Question: The last time I played with transcription factor motif searching (many years ago) I used the TRANSFAC database of motifs combined with the MATCH tool at gene-regulation.com. Has the state of the art progressed? I'm particularly interested in web servers, web services, or R packages to do this analysis.
Background: A collaborator approached us wanting to study the transcriptional regulation of his favorite gene. Specifically, he wanted to identify key regulators that bind in the ~100 KB upstream region. Because he wanted to cast such a wide net, we started by providing the ~2 KB of sequence (spread among four regions) with the highest phylogenetic conservation as calculated in UCSC's conservation track.

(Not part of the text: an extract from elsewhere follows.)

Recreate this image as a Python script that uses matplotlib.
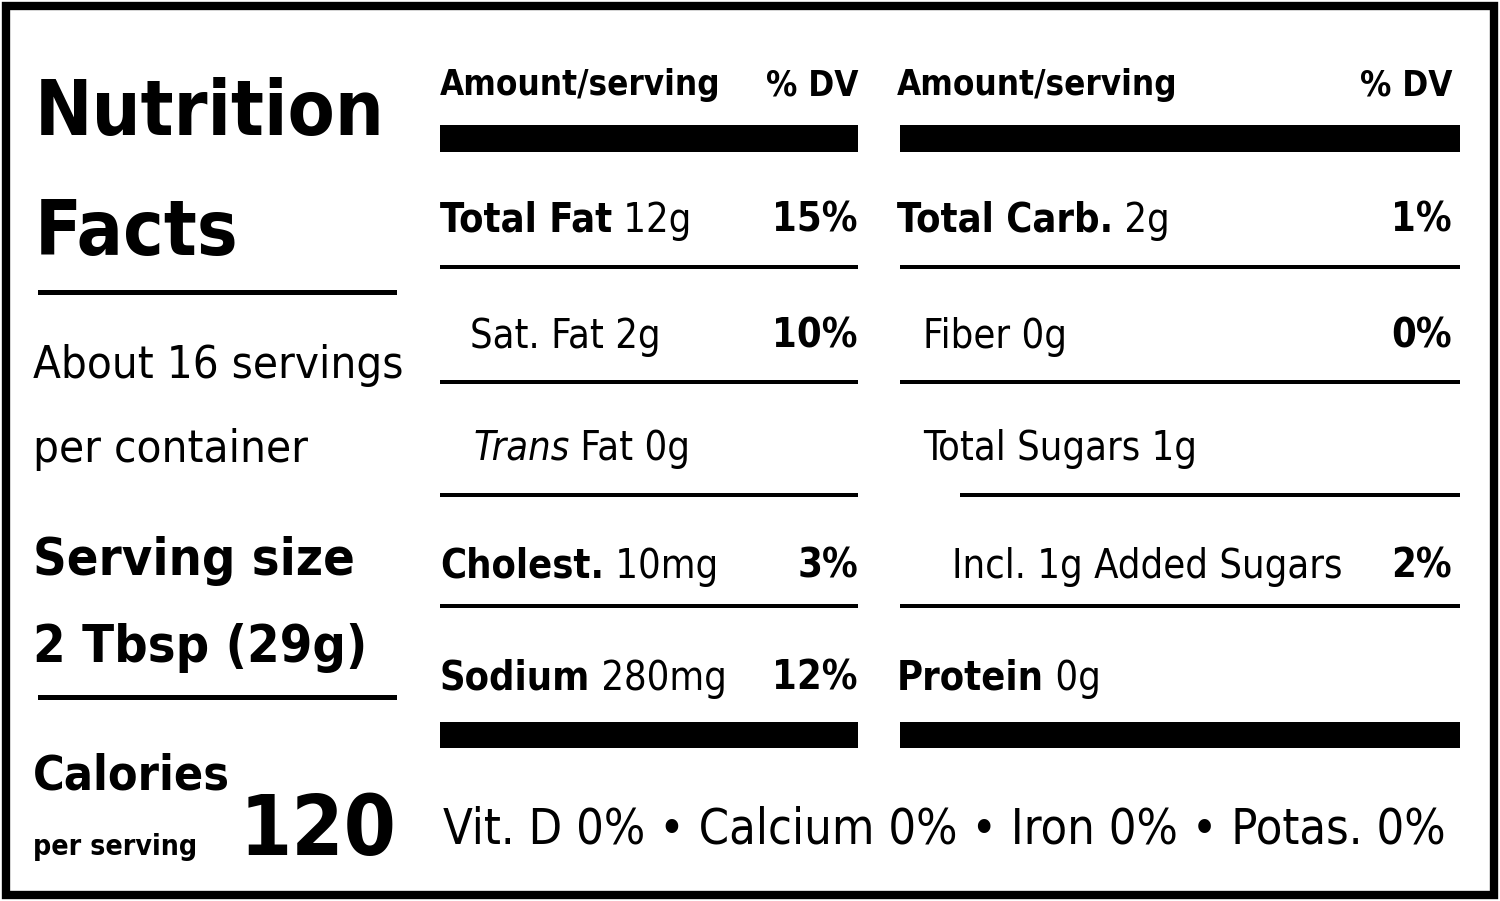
import matplotlib
matplotlib.use('Agg')
import matplotlib.pyplot as plt
from matplotlib.patches import Rectangle

FONT = ['Liberation Sans Narrow', 'DejaVu Sans']

title = ['Nutrition', 'Facts']
servings = ['About 16 servings', 'per container']
serving_size = ['Serving size', '2 Tbsp (29g)']
calories = '120'

# (bold part, regular part, % DV, indent, italic part)
left_rows = [('Total Fat', ' 12g', '15%', 0, ''),
             ('', 'Sat. Fat 2g', '10%', 30, ''),
             ('', ' Fat 0g', '', 33, 'Trans'),
             ('Cholest.', ' 10mg', '3%', 0, ''),
             ('Sodium', ' 280mg', '12%', 0, '')]
right_rows = [('Total Carb.', ' 2g', '1%', 0, ''),
              ('', 'Fiber 0g', '0%', 26, ''),
              ('', 'Total Sugars 1g', '', 26, ''),
              ('', 'Incl. 1g Added Sugars', '2%', 55, ''),
              ('Protein', ' 0g', '', 0, '')]
vitamins = 'Vit. D 0% \u2022 Calcium 0% \u2022 Iron 0% \u2022 Potas. 0%'

fig = plt.figure(figsize=(15, 9.01), dpi=100)
ax = fig.add_axes([0, 0, 1, 1])
ax.set_xlim(0, 1500)
ax.set_ylim(901, 0)
ax.axis('off')
r = fig.canvas.get_renderer()


def width(t):
    return t.get_window_extent(r).width


def put(x, y, s, size, weight='normal', ha='left', style='normal'):
    return ax.text(x, y, s, fontsize=size, fontweight=weight, ha=ha, va='baseline',
                   family=FONT, style=style, stretch='condensed', color='black')


def fit(s, target, weight='normal'):
    t = put(0, 0, s, 50, weight)
    w = width(t)
    t.remove()
    return 50 * target / w


def bar(x0, x1, y, h):
    ax.add_patch(Rectangle((x0, y), x1 - x0, h, color='black', lw=0))


# border
ax.add_patch(Rectangle((6, 6), 1488, 889, fill=False, lw=6, ec='black'))

# left column
s = fit(title[0], 350, 'bold')
put(35, 135, title[0], s, 'bold')
put(35, 255, title[1], s, 'bold')
bar(38, 397, 290, 5)
s = fit(servings[0], 370)
put(33, 378, servings[0], s)
put(33, 462, servings[1], s)
s = fit(serving_size[0], 322, 'bold')
put(33, 575, serving_size[0], s, 'bold')
put(33, 662, serving_size[1], s, 'bold')
bar(38, 397, 695, 5)
put(33, 790, 'Calories', fit('Calories', 197, 'bold'), 'bold')
put(33, 855, 'per serving', fit('per serving', 164, 'bold'), 'bold')
put(397, 855, calories, fit(calories, 157, 'bold'), 'bold', ha='right')

# headers and rules
hs = fit('Amount/serving', 280, 'bold')
rs = fit('Total Fat 12g', 260, 'bold')
for x0, x1, lx, rx, rows in [(440, 858, 440, 858, left_rows),
                             (900, 1460, 897, 1452, right_rows)]:
    put(lx, 95, 'Amount/serving', hs, 'bold')
    put(rx, 95, '% DV', hs, 'bold', ha='right')
    bar(x0, x1, 125, 27)
    bar(x0, x1, 722, 26)
    ys = [232, 348, 460, 578, 690]
    lines = [267, 382, 495, 606]
    for i, (b, reg, dv, ind, it) in enumerate(rows):
        x = lx + ind
        y = ys[i]
        for part, w_, st in [(it, 'normal', 'italic'), (b, 'bold', 'normal'),
                             (reg, 'normal', 'normal')]:
            if part:
                t = put(x, y, part, rs, w_, style=st)
                x += width(t)
        if dv:
            put(rx, y, dv, rs, 'bold', ha='right')
        if i < 4:
            start = x0 + (60 if (rows is right_rows and i == 2) else 0)
            bar(start, x1, lines[i] - 2, 4)

put(443, 843, vitamins, fit(vitamins, 1004))

fig.savefig('out.png', dpi=100)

Based on these results, he generated transgenic mice with various combinations of these conservons knocked out, and many of these mice had dramatically altered expression patterns. The next step of course is to identify the specific regulators binding to these regions.
He is currently making additional mice that refine the 2 KB of sequence into smaller chunks. In parallel, we'd like to use bioinformatics to identify candidate binding sites and their corresponding regulatory proteins.
Edit: To clarify, there are many tools that take many coregulated genes and find enriched motifs, but these tools do not really address my particular need. I'm interested in the regulation of exactly one gene, and I'm interested in identifying candidate binding motifs corresponding to known TFs in that gene's upstream genomic sequence.